Posted by: Jules Coleman | Feb 16, 2008 8:33:52 AM
Thanks, Jules, for your clarificatory comments. My difficulty with what you say I think reduces to the following. You want to say and argue for something like:
(*) Practice P determines or fixes (directly or indirectly, partially or wholly) the content of the legal norm L.
Now, as Hart’s distinction between internal and external statements shows us, statements like (*) are systematically ambiguous. It could be a statement in the mouth of an observer who is saying that the existence of a legal norm in a community consists of the existence of a particular practice in that community. Or it could be a statement in the mouth of a participant in a legal system who is saying that the existence of a particular practice gives him reasons to act according to a norm. If you mean the former, I have no problem with it, and I doubt that anyone would disagree. But if you mean the latter, and I am thinking that you do, then I don’t see why a legal positivist or anyone should adopt such a view and try to justify it. As Hart says, people can accept legal norms for a variety of reasons -- not just out of moral convictions, and not just because there is a practice in their community of adhering to those norms. And I am not saying these things merely to point out what Hart says. The distinction between internal and external statements and the systematic ambiguity of normative expressions is something that has been widely noticed by deontic logicians as well as legal philosophers like Hart. And what Hart says about the variety of reasons that motivate people’s acceptance of laws seems right. So, I don’t quite see why you want to take on the task of trying to show why people’s acceptance of laws is justified (in the full or some anemic point-of-view sense) by the existence of a practice (whether conventional or some other kind) among their fellows of adhering to those laws.

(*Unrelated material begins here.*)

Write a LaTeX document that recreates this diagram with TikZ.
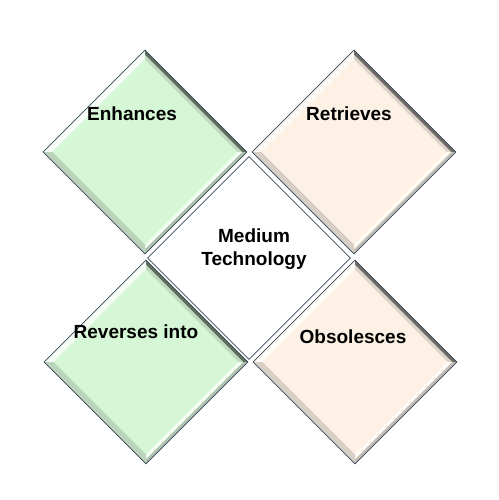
\documentclass[tikz,border=0pt]{standalone}
\usepackage{fontspec}
\setmainfont{Liberation Sans}
\usetikzlibrary{shapes.geometric,calc}
\definecolor{gfill}{RGB}{213,247,213}
\definecolor{bfill}{RGB}{252,241,228}
\definecolor{edge}{RGB}{58,72,92}
\tikzset{
  dia/.style={diamond, aspect=1, minimum width=203pt, minimum height=203pt, inner sep=0pt, draw=edge, line width=0.8pt},
  lbl/.style={font=\fontsize{19}{23}\selectfont\bfseries, align=center, text=black}
}
\newcommand\bevelstrips[2]{%
  \coordinate (#1-n) at ($(#1.center)!0.91!(#1.north)$);
  \coordinate (#1-e) at ($(#1.center)!0.91!(#1.east)$);
  \coordinate (#1-s) at ($(#1.center)!0.91!(#1.south)$);
  \coordinate (#1-w) at ($(#1.center)!0.91!(#1.west)$);
  \coordinate (#1-n2) at ($(#1.center)!0.955!(#1.north)$);
  \coordinate (#1-e2) at ($(#1.center)!0.955!(#1.east)$);
  \coordinate (#1-s2) at ($(#1.center)!0.955!(#1.south)$);
  \coordinate (#1-w2) at ($(#1.center)!0.955!(#1.west)$);
  \fill[#2!25!white] (#1.west) -- (#1.north) -- (#1-n) -- (#1-w) -- cycle;
  \fill[#2!75!gray] (#1-n) -- (#1-n2) -- (#1-e2) -- (#1-e) -- cycle;
  \fill[#2!45!black] (#1-n2) -- (#1.north) -- (#1.east) -- (#1-e2) -- cycle;
  \fill[#2!30!white] (#1-e) -- (#1-e2) -- (#1-s2) -- (#1-s) -- cycle;
  \fill[#2!55!gray] (#1-e2) -- (#1.east) -- (#1.south) -- (#1-s2) -- cycle;
  \fill[#2!70!gray] (#1.south) -- (#1.west) -- (#1-w) -- (#1-s) -- cycle;
  \draw[edge, line width=0.8pt] (#1.north) -- (#1.east) -- (#1.south) -- (#1.west) -- cycle;
}
\begin{document}
\begin{tikzpicture}[x=1pt, y=-1pt]
\useasboundingbox[fill=white] (0,0) rectangle (498,500);
\node[dia, fill=gfill] (enh) at (145,152) {};
\bevelstrips{enh}{gfill}
\node[dia, fill=bfill] (ret) at (354,152) {};
\bevelstrips{ret}{bfill}
\node[dia, fill=gfill] (rev) at (146,362) {};
\bevelstrips{rev}{gfill}
\node[dia, fill=bfill] (obs) at (355,362) {};
\bevelstrips{obs}{bfill}
\node[dia, fill=white, line width=0.7pt] (med) at (249,258) {};
\node[lbl] (tenh) at (132,114) {Enhances};
\node[lbl] (tret) at (349,114) {Retrieves};
\node[lbl] (trev) at (136,332) {Reverses into};
\node[lbl] (tobs) at (353,337) {Obsolesces};
\node[lbl] (tmed) at (254,249) {Medium\\Technology};
\end{tikzpicture}
\end{document}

Posted by: Kevin Toh | Feb 16, 2008 10:11:59 AM
No more than Jules am I interested in patrolling the boundaries of 'legal positivism'--or any other 'ism', for that matter. But I am always anxious about the possibility that I've simply misunderstood my elders and betters. So without trying to entice him to tell us how the next instalment ends, I am interested in this idea:
"There is law when there is a practice that is normative for [the relevant officials] (not in the sense of imposing duties or providing full reasons) but in the sense of guiding their conduct in certain ways."
Of course, no one should be satisfied by the bald declaration that "officials take the practice to be normative for them." We still need an explanation of what it is for them to take an existing practice in that way. On one view, there is law only if officials are bound, in accordance with their own customary practices, to treat certain things as sources. If one thinks that, then an adequate account of recognition rules (whether one or more such rule is not at issue here) does need to explain how it is that officials can intelligibly see themselves as having duties to apply law (where there is law to apply). I read Jules's last remarks as now suggesting something much weaker: so long as these practices guide official conduct *in some way or other*, we have what we need. Is that right?
Posted by: Les Green | Feb 16, 2008 11:16:19 AM
I think there is a way to explain what it is for officials “to take the practice to be normative for them." Sociologists might explain this by refering to some kind of class structure; psychologist might prefer psychological structures, Dworkinians moral reasons. Judges would, as a first guess, give their specific reasons for each individual case. Since each individual case is disputed it is easy to challenge this answer and insist that a general explanation must either refer to social facts or moral reasons. Neither answer would however satisfy the judge as neither answer would account for the fact that the judge thinks her verdict is a correct judicial decision. This can however be explained by pointing out the fact that a different judge (as an ideal type) would have reached the same verdict. This is a jurisprudential explanation in the precise sense that it describes the practice while taking an internal point of view.